O tempo foi passando em Amsterdã. O 0 a 0 seguia no placar, enervando o time; enervando Frantisek Fadrhonc, no banco; enervando toda a torcida que lotava o Estádio Olímpico. Até que, justamente no último minuto, uma falta foi marcada, na esquerda. Cobrada para a área, a defesa holandesa fez a linha de impedimento. Mas à direita da grande área, o belga Jan Verheyen estava a postos - e completou para o gol. Bola na rede. 1 a 0. Poderia ser o gol da Bélgica na Copa de 1974, o gol que frustraria o Reino dos Países Baixos, com aquela geração esplendorosa de jogadores. Mas não foi: o juiz búlgaro Pavel Kazakov anulou o gol, alegando impedimento de Verheyen. Acréscimos dramáticos depois, a partida acabou 0 a 0. Alegria no Estádio Olímpico de Amsterdã: ambas as seleções ficaram com dez pontos, mas pelo maior saldo de gols, a Holanda voltava a uma Copa do Mundo, após 36 anos. Por trás do que a Oranje faria no Mundial, porém, ficou uma dúvida até hoje esquecida: Verheyen estava mesmo impedido?
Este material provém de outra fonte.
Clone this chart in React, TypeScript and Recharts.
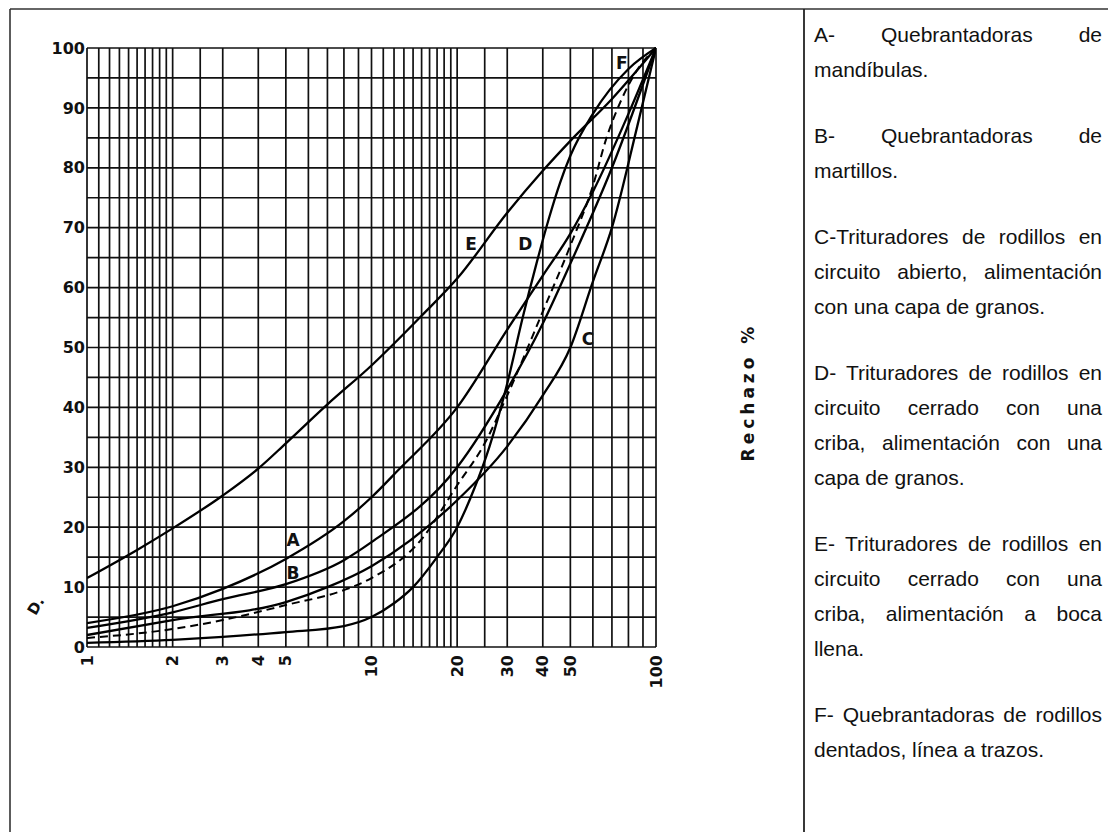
import React from 'react';
import { LineChart, Line, XAxis, YAxis, ReferenceLine, ReferenceDot } from 'recharts';

// ---- axis / grid values ----
const xTicks = [1, 2, 3, 4, 5, 10, 20, 30, 40, 50, 100];
const yTicks = [0, 10, 20, 30, 40, 50, 60, 70, 80, 90, 100];
const gridX = [1, 1.1, 1.2, 1.3, 1.4, 1.5, 1.6, 1.7, 1.8, 1.9, 2, 2.5, 3, 4, 5, 6, 7, 8, 9, 10,
  11, 12, 13, 14, 15, 16, 17, 18, 19, 20, 25, 30, 40, 50, 60, 70, 80, 90, 100];
const gridY = [0, 5, 10, 15, 20, 25, 30, 35, 40, 45, 50, 55, 60, 65, 70, 75, 80, 85, 90, 95, 100];

// ---- curves (size on log axis, cumulative %) ----
const sizeA = [1, 2, 3, 5, 8, 10, 12.4, 20, 30, 40, 50, 60, 80, 100];
const pctA = [4, 6.8, 9.7, 14.7, 21, 25, 29.5, 40, 53, 62, 69, 76, 89, 100];

const sizeB = [1, 2, 3, 5, 8, 10, 20, 30, 40, 50, 70, 100];
const pctB = [3.2, 5.8, 8, 10.5, 14.5, 17.5, 30, 43, 54, 64, 80, 100];

const sizeC = [1, 2, 5, 7, 10, 20, 30, 40, 50, 60, 70, 86, 100];
const pctC = [2, 4.5, 7.5, 10, 13.5, 24.5, 33.5, 42, 50, 61, 70, 87, 100];

const sizeD = [1, 2, 3, 5, 8, 10, 12, 14, 17, 20, 23, 26, 30, 34, 38, 42, 46, 50, 60, 80, 100];
const pctD = [0.7, 1.2, 1.7, 2.5, 3.5, 5, 7.3, 10, 15, 20, 26.5, 33.5, 44, 55, 64, 71.5, 77.5, 82, 89, 96.5, 100];

const sizeE = [1, 1.5, 2, 3, 4, 5, 7, 10, 15, 20, 30, 40, 50, 70, 100];
const pctE = [11.5, 16.2, 19.8, 25.3, 29.8, 34, 40.5, 47, 55.3, 61.5, 72.5, 79.5, 84.5, 91.5, 100];

const sizeF = [1, 2, 3, 5, 8, 10, 15, 20, 25, 30, 40, 50, 60, 67, 75, 85, 100];
const pctF = [1.5, 3, 4.5, 7, 9.5, 11.5, 18, 27, 34, 42, 56, 67, 77, 85, 91, 96, 100];

const curveNames = ['A', 'B', 'C', 'D', 'E', 'F'];
const labelSize = [5.3, 5.3, 57.7, 34.7, 22.4, 75.9];
const labelPct = [17.8, 12.3, 51.5, 67.3, 67.3, 97.5];

const legendLines = [
  ['A-   Quebrantadoras   de', 'mandíbulas.'],
  ['B-   Quebrantadoras   de', 'martillos.'],
  ['C-Trituradores de rodillos en', 'circuito abierto, alimentación', 'con una capa de granos.'],
  ['D- Trituradores de rodillos en', 'circuito cerrado con una', 'criba, alimentación con una', 'capa de granos.'],
  ['E- Trituradores de rodillos en', 'circuito cerrado con una', 'criba, alimentación a boca', 'llena.'],
  ['F- Quebrantadoras de rodillos', 'dentados, línea a trazos.'],
];

const zip = (xs: number[], ys: number[]) => xs.map((x, i) => ({ x, y: ys[i] }));
const dataA = zip(sizeA, pctA);
const dataB = zip(sizeB, pctB);
const dataC = zip(sizeC, pctC);
const dataD = zip(sizeD, pctD);
const dataE = zip(sizeE, pctE);
const dataF = zip(sizeF, pctF);

const AX_FONT = 'DejaVu Sans, sans-serif';
const INK = '#111';

const XTick = (props: any) => {
  const { x, y, payload } = props;
  return (
    <text
      x={x}
      y={y}
      transform={`rotate(-90 ${x} ${y})`}
      textAnchor="end"
      dominantBaseline="central"
      fontFamily={AX_FONT}
      fontWeight={700}
      fontSize={16}
      fill={INK}
    >
      {payload.value}
    </text>
  );
};

const CurveLabel = (txt: string) => (props: any) => (
  <text
    x={props.cx}
    y={props.cy}
    textAnchor="middle"
    dominantBaseline="central"
    fontFamily={AX_FONT}
    fontWeight={700}
    fontSize={17}
    fill={INK}
  >
    {txt}
  </text>
);

export default function App() {
  const yAxisW = 60;
  return (
    <div style={{ position: 'absolute', left: 0, top: 0, width: 1108, height: 832, background: '#fff', overflow: 'hidden' }}>
      <div style={{ position: 'absolute', left: 0, top: 0 }}>
        <LineChart
          width={800}
          height={832}
          margin={{ top: 48, left: 87 - yAxisW, right: 144 - yAxisW, bottom: 832 - 647 - 50 }}
        >
          <XAxis
            dataKey="x"
            type="number"
            scale="log"
            domain={[1, 100]}
            ticks={xTicks}
            allowDataOverflow
            axisLine={false}
            tickLine={false}
            tickSize={0}
            tickMargin={8}
            height={50}
            interval={0}
            tick={<XTick />}
          />
          <YAxis
            yAxisId="left"
            type="number"
            domain={[0, 100]}
            ticks={yTicks}
            width={yAxisW}
            axisLine={false}
            tickLine={false}
            tickSize={0}
            tickMargin={2}
            interval={0}
            tick={{ fontFamily: AX_FONT, fontWeight: 700, fontSize: 16, fill: INK }}
          />
          <YAxis
            yAxisId="right"
            orientation="right"
            type="number"
            domain={[0, 100]}
            reversed
            ticks={yTicks}
            width={yAxisW}
            axisLine={false}
            tickLine={false}
            tickSize={0}
            tickMargin={4}
            interval={0}
            tick={{ fontFamily: AX_FONT, fontWeight: 700, fontSize: 16, fill: INK }}
          />
          {gridY.map((v) => (
            <ReferenceLine key={'gy' + v} yAxisId="left" y={v} stroke={INK} strokeWidth={1.7} />
          ))}
          {gridX.map((v) => (
            <ReferenceLine key={'gx' + v} yAxisId="left" x={v} stroke={INK} strokeWidth={1.7} />
          ))}
          <Line yAxisId="left" data={dataE} dataKey="y" type="monotone" dot={false} stroke="#000" strokeWidth={2.3} isAnimationActive={false} />
          <Line yAxisId="left" data={dataA} dataKey="y" type="monotone" dot={false} stroke="#000" strokeWidth={2.3} isAnimationActive={false} />
          <Line yAxisId="left" data={dataB} dataKey="y" type="monotone" dot={false} stroke="#000" strokeWidth={2.3} isAnimationActive={false} />
          <Line yAxisId="left" data={dataC} dataKey="y" type="monotone" dot={false} stroke="#000" strokeWidth={2.3} isAnimationActive={false} />
          <Line yAxisId="left" data={dataD} dataKey="y" type="monotone" dot={false} stroke="#000" strokeWidth={2.3} isAnimationActive={false} />
          <Line yAxisId="left" data={dataF} dataKey="y" type="monotone" dot={false} stroke="#000" strokeWidth={2} strokeDasharray="8 5" isAnimationActive={false} />
          {curveNames.map((n, i) => (
            <ReferenceDot
              key={'lbl' + n}
              yAxisId="left"
              x={labelSize[i]}
              y={labelPct[i]}
              r={0}
              shape={CurveLabel(n)}
            />
          ))}
        </LineChart>
      </div>
      <svg width={1108} height={832} style={{ position: 'absolute', left: 0, top: 0, pointerEvents: 'none' }}>
        <line x1={10} y1={9} x2={1108} y2={9} stroke="#333" strokeWidth={1.6} />
        <line x1={10} y1={9} x2={10} y2={832} stroke="#333" strokeWidth={1.6} />
        <line x1={804} y1={9} x2={804} y2={832} stroke="#222" strokeWidth={1.8} />
        <text
          x={748}
          y={392}
          transform="rotate(-90 748 392)"
          textAnchor="middle"
          dominantBaseline="central"
          fontFamily={AX_FONT}
          fontWeight={700}
          fontSize={17}
          letterSpacing={4}
          fill={INK}
        >
          Rechazo %
        </text>
        <text
          x={36}
          y={606}
          transform="rotate(-60 36 606)"
          textAnchor="middle"
          dominantBaseline="central"
          fontFamily={AX_FONT}
          fontWeight={700}
          fontSize={15}
          fill={INK}
        >
          D.
        </text>
      </svg>
      <div
        style={{
          position: 'absolute',
          left: 814,
          top: 17,
          width: 288,
          fontFamily: '"Liberation Sans", Arial, sans-serif',
          fontSize: 21,
          color: '#111',
        }}
      >
        {legendLines.map((para, pi) => (
          <div key={pi} style={{ marginBottom: 31 }}>
            {para.map((ln, li) => (
              <div
                key={li}
                style={{
                  height: 35,
                  lineHeight: '35px',
                  whiteSpace: 'nowrap',
                  textAlign: 'justify',
                  textAlignLast: li < para.length - 1 ? 'justify' : 'left',
                }}
              >
                {ln}
              </div>
            ))}
          </div>
        ))}
      </div>
    </div>
  );
}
Os jornais foram claros em suas manchetes no dia seguinte sobre o tamanho do sufoco por que a Laranja passara no Estádio Olímpico de Amsterdã para garantir vaga no Mundial. O Het Parool estampou: "Nu flink aan de slag" (em holandês, "agora é colocar mãos à obra de verdade") - e ainda acrescentou num quadro "Het einde van een lijdensweg" (em tradução, "o fim de um caminho sofrido"). No Algemeen Dagblad, o reconhecimento da classificação e do sofrimento, numa coluna de comentários: "Ondanks alles" ("Apesar de tudo"). Em outro jornal não identificado, manchete até mais sintética: "Gelukt! Maar adem stokte even..." ("Deu certo! Mas foi de prender a respiração...").
Enfim: a Holanda estava de volta à Copa. Mas precisaria melhorar muito, todos sabiam. E isso ocorreria no primeiro semestre de 1974. A duras penas.